When researching a book, I keep track of literally every person I talk to in my quest for information. So as I document my subject, I must simultaneously document those who helped me document my subject.
With my upcoming picture book on Bill Finger and Batman, that list has exceeded 200 (and, although the manuscript has already been signed off on, continues to grow).
Some people let loose bombshells while others provided nothing new. Still, with only a few exceptions, everyone was kind and, if not helpful, apologetic that they couldn’t be. My tendency is to want to give a nod in print to anyone who took time to hear me out about a project, however briefly. Yet, like any part of the writing process, self-editing is necessary.
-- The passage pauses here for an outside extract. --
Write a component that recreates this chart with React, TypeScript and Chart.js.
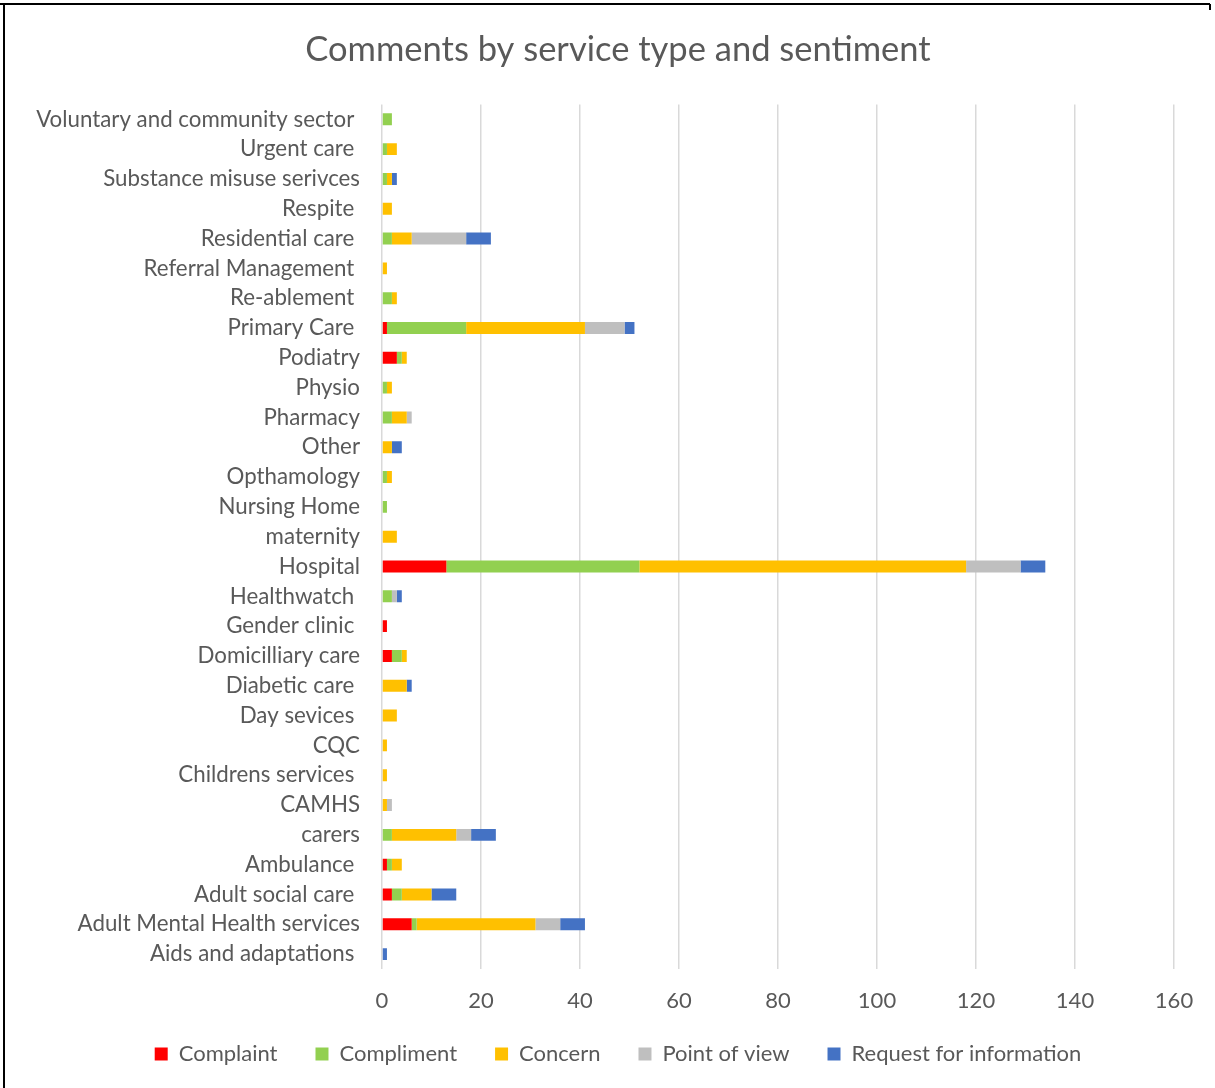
import React, { useEffect, useRef } from "react";
import { Chart, registerables } from "chart.js";
Chart.register(...registerables);

const categories = [
  "Voluntary and community sector ",
  "Urgent care ",
  "Substance misuse serivces",
  "Respite ",
  "Residential care ",
  "Referral Management ",
  "Re-ablement ",
  "Primary Care ",
  "Podiatry",
  "Physio",
  "Pharmacy",
  "Other",
  "Opthamology",
  "Nursing Home",
  "maternity",
  "Hospital",
  "Healthwatch ",
  "Gender clinic ",
  "Domicilliary care",
  "Diabetic care ",
  "Day sevices ",
  "CQC",
  "Childrens services ",
  "CAMHS",
  "carers",
  "Ambulance ",
  "Adult social care ",
  "Adult Mental Health services",
  "Aids and adaptations ",
];

const complaint = [0, 0, 0, 0, 0, 0, 0, 1, 3, 0, 0, 0, 0, 0, 0, 13, 0, 1, 2, 0, 0, 0, 0, 0, 0, 1, 2, 6, 0];
const compliment = [2, 1, 1, 0, 2, 0, 2, 16, 1, 1, 2, 0, 1, 1, 0, 39, 2, 0, 2, 0, 0, 0, 0, 0, 2, 1, 2, 1, 0];
const concern = [0, 2, 1, 2, 4, 1, 1, 24, 1, 1, 3, 2, 1, 0, 3, 66, 0, 0, 1, 5, 3, 1, 1, 1, 13, 2, 6, 24, 0];
const pointOfView = [0, 0, 0, 0, 11, 0, 0, 8, 0, 0, 1, 0, 0, 0, 0, 11, 1, 0, 0, 0, 0, 0, 0, 1, 3, 0, 0, 5, 0];
const requestInfo = [0, 0, 1, 0, 5, 0, 0, 2, 0, 0, 0, 2, 0, 0, 0, 5, 1, 0, 0, 1, 0, 0, 0, 0, 5, 0, 5, 5, 1];

const seriesNames = ["Complaint", "Compliment", "Concern", "Point of view", "Request for information"];
const seriesColors = ["#FF0000", "#92D050", "#FFC000", "#BFBFBF", "#4472C4"];

const FONT = "Lato, 'Open Sans', sans-serif";
const TEXT = "#595959";

const framePlugin = {
  id: "frame",
  afterLayout(chart: any) {
    // let the x tick labels extend below the axis box without being clipped
    const x = chart.scales.x;
    if (x) x.bottom = x.top + 60;
  },
  afterDraw(chart: any) {
    const ctx = chart.ctx;
    ctx.save();
    ctx.strokeStyle = "#000";
    ctx.lineWidth = 2;
    ctx.beginPath();
    ctx.moveTo(0, 4);
    ctx.lineTo(1210, 4);
    ctx.moveTo(4, 4);
    ctx.lineTo(4, 1088);
    ctx.moveTo(1210, 4);
    ctx.lineTo(1210, 10);
    ctx.stroke();
    ctx.restore();
  },
};

export default function App() {
  const ref = useRef<HTMLCanvasElement>(null);
  useEffect(() => {
    document.body.style.margin = "0";
    const data = [complaint, compliment, concern, pointOfView, requestInfo];
    const chart = new Chart(ref.current!, {
      type: "bar",
      data: {
        labels: categories,
        datasets: seriesNames.map((name, i) => ({
          label: name,
          data: data[i],
          backgroundColor: seriesColors[i],
          borderWidth: 0,
          barPercentage: 0.4,
          categoryPercentage: 1,
        })),
      },
      options: {
        indexAxis: "y",
        responsive: false,
        animation: false,
        devicePixelRatio: 1,
        layout: { padding: { left: 21, right: 0, top: 0, bottom: 13 } },
        plugins: {
          title: {
            display: true,
            text: "Comments by service type and sentiment",
            color: TEXT,
            font: { family: FONT, size: 34.5, weight: "normal" },
            padding: { top: 29, bottom: 34 },
          },
          legend: {
            position: "bottom",
            labels: {
              boxWidth: 13,
              boxHeight: 13,
              padding: 38,
              color: TEXT,
              font: { family: FONT, size: 22 },
            },
          },
          tooltip: { enabled: false },
        },
        scales: {
          x: {
            stacked: true,
            min: 0,
            max: 160,
            ticks: { stepSize: 20, color: TEXT, font: { family: FONT, size: 22 }, padding: 19 },
            grid: { color: "#d9d9d9", lineWidth: 1.5, drawTicks: false },
            border: { display: false },
            afterFit: (s: any) => {
              s.height = 36;
            },
          },
          y: {
            stacked: true,
            grid: { display: false, drawTicks: false },
            border: { display: false },
            ticks: { autoSkip: false, color: TEXT, font: { family: FONT, size: 22.3 }, padding: 22 },
            afterFit: (s: any) => {
              s.width = 361;
            },
          },
          yRight: {
            type: "category",
            position: "right",
            display: true,
            grid: { display: false, drawTicks: false },
            border: { display: false },
            ticks: { display: false },
            afterFit: (s: any) => {
              s.width = 41;
            },
          },
        },
      } as any,
      plugins: [framePlugin],
    });
    return () => chart.destroy();
  }, []);
  return <canvas ref={ref} width={1215} height={1088} style={{ display: "block" }} />;
}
If space were no issue, I’d include them all in the acknowledgments. However, when is space not an issue? I will manage to thank a good percentage. Curiously, I’ve found that I feel compelled to thank people who were courteous even if they knew nothing with equal weight as those who contributed vital tidbits.
For the first time, it made me reflect on the reality that acknowledgments are not only a blueprint of the knowledge base that builds a book but also a reminder of the truth that sometimes, all someone needs to do to earn someone else’s gratitude is respond to a stranger’s e-mail.
Authors, do you thank only those who contributed information that made it into the book or do you thank every nice person you consulted along the way?